En même temps, vous êtes très inquiets par rapport aux USA, mais personne ne se plaint des pays musulmans. Ils n'ont pas de séparation religion/Etat, c'est même la religion qui dirige le pays. Alors que les Européens aient peur du fait que l'Eglise s'invite dans la politique américaine... Je ne comprend pas. N'ayez pas peur des USA. Je sais qu'on a une mauvaise réputation un peu partout dans le monde, mais ce n'est pas justifié. Quelqu'un a besoin de « paterner » le monde. D'empêcher un peu les enfants de se battre (rires)! Il faut que le monde accepte ça et qu'on s'organise pour que quelqu'un prenne le contrôle à un moment donné. Et d'autres pays ou institutions vont surveiller ou organiser d'autres aspects du monde. Mais avoir peur des USA parce qu'un président dit « God Bless America »... La menace est plus grande ailleurs, tout le monde la connaît, mais personne ne veut en parler...(rires)

On va terminer sur une question plus triviale : vous allez partir en tournée dans quelques semaines (entretien réalisé le 17 octobre 2008), comment préparez-vous la tournée? Du sport ? Des répètes ?

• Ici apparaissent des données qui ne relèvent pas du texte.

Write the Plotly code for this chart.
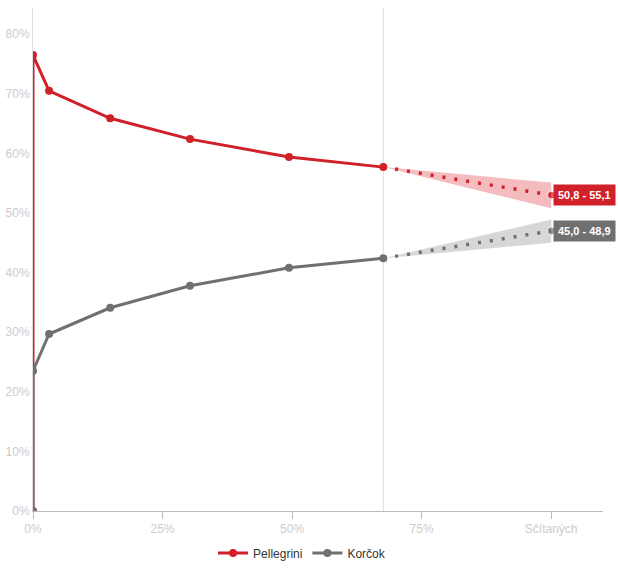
import plotly.graph_objects as go

# counted share (%) on x-axis
counted = [0, 0, 3.1, 14.9, 30.3, 49.4, 67.6]
pellegrini = [0, 76.5, 70.5, 65.9, 62.4, 59.4, 57.7]
korcok = [0, 23.5, 29.7, 34.1, 37.8, 40.8, 42.4]

# projection to 100 %
proj_x = [67.6, 100]
pell_proj = [57.7, 53.0]
kor_proj = [42.4, 47.0]
pell_range = [50.8, 55.1]
kor_range = [45.0, 48.9]
pell_label = "50,8 - 55,1"
kor_label = "45,0 - 48,9"

x_ticks = [0, 25, 50, 75, 100]
x_ticklabels = ["0%", "25%", "50%", "75%", "Sčítaných"]
y_ticks = [0, 10, 20, 30, 40, 50, 60, 70, 80]

RED = "#d0202a"
GRAY = "#707070"
FONT = "Liberation Sans, Arial, sans-serif"

fig = go.Figure()

# bands
fig.add_trace(go.Scatter(
    x=[proj_x[0], proj_x[1], proj_x[1], proj_x[0]],
    y=[pell_proj[0], pell_range[1], pell_range[0], pell_proj[0]],
    fill="toself", fillcolor="rgba(225,80,85,0.38)", line=dict(width=0),
    mode="lines", showlegend=False, hoverinfo="skip"))
fig.add_trace(go.Scatter(
    x=[proj_x[0], proj_x[1], proj_x[1], proj_x[0]],
    y=[kor_proj[0], kor_range[1], kor_range[0], kor_proj[0]],
    fill="toself", fillcolor="rgba(160,160,160,0.42)", line=dict(width=0),
    mode="lines", showlegend=False, hoverinfo="skip"))

# projections
fig.add_trace(go.Scatter(x=proj_x, y=pell_proj, mode="lines+markers",
    line=dict(color=RED, width=3.5, dash="3px,9px"),
    marker=dict(size=[0, 8], color=RED), showlegend=False, hoverinfo="skip"))
fig.add_trace(go.Scatter(x=proj_x, y=kor_proj, mode="lines+markers",
    line=dict(color=GRAY, width=3.5, dash="3px,9px"),
    marker=dict(size=[0, 8], color=GRAY), showlegend=False, hoverinfo="skip"))

# main series
fig.add_trace(go.Scatter(x=counted, y=pellegrini, mode="lines+markers", name="Pellegrini",
    line=dict(color=RED, width=3), marker=dict(size=8, color=RED)))
fig.add_trace(go.Scatter(x=counted, y=korcok, mode="lines+markers", name="Korčok",
    line=dict(color=GRAY, width=3), marker=dict(size=8, color=GRAY)))

# vertical line at current counted share
fig.add_shape(type="line", x0=proj_x[0], x1=proj_x[0], y0=0, y1=1, yref="paper",
              line=dict(color="#dddddd", width=1), layer="below")

# range labels
for yv, txt, col in [(pell_proj[1], pell_label, RED), (kor_proj[1], kor_label, GRAY)]:
    fig.add_annotation(x=proj_x[1], y=yv, text="<b>" + txt + "</b>", showarrow=False,
                       xanchor="left", yanchor="middle", xshift=2,
                       font=dict(color="white", size=11, family=FONT),
                       bgcolor=col, borderpad=4)

fig.update_layout(
    width=618, height=571,
    margin=dict(l=33, r=15, t=8, b=60, autoexpand=False),
    paper_bgcolor="white", plot_bgcolor="white",
    font=dict(family=FONT),
    showlegend=True,
    legend=dict(orientation="h", x=0.472, xanchor="center", y=-0.0835, yanchor="middle",
                itemwidth=30, font=dict(size=12, color="#333333")),
    xaxis=dict(range=[0, 110], tickvals=x_ticks, ticktext=x_ticklabels,
               showgrid=False, zeroline=False, showline=True, linecolor="#bbbbbb",
               ticks="outside", ticklen=7, tickcolor="#bbbbbb", automargin=False,
               tickfont=dict(size=12, color="#cccccc")),
    yaxis=dict(range=[0, 84.4], tickvals=y_ticks, ticktext=[f"{v}%" for v in y_ticks],
               showgrid=False, zeroline=False, showline=True, linecolor="#dddddd",
               ticks="", automargin=False, tickfont=dict(size=12, color="#cccccc")),
)

fig.write_html("out.html", config={"displayModeBar": False},
               post_script="document.body.style.margin='0';document.body.style.overflow='hidden';")
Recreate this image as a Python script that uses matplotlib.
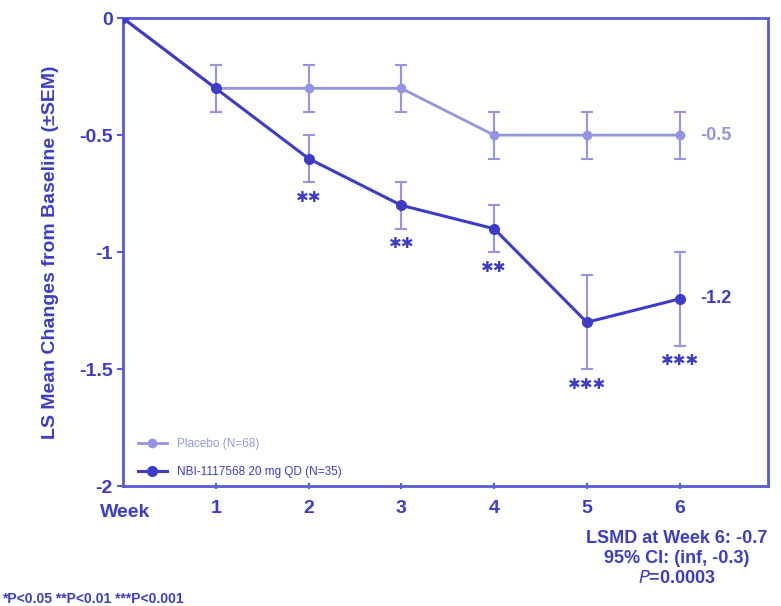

On a beaucoup répété, pendant qu'on travaillait sur les nouvelles compos, et j'essaie aussi, c'est vrai, de faire pas mal de sport pour être en forme ! C'est un peu obligé, vu comme c'est fou et intense sur scène !

OK, merci beaucoup Tom ! Très heureux de t'avoir parlé !
Merci à toi, et on vous verra certainement en France dans quelques jours !!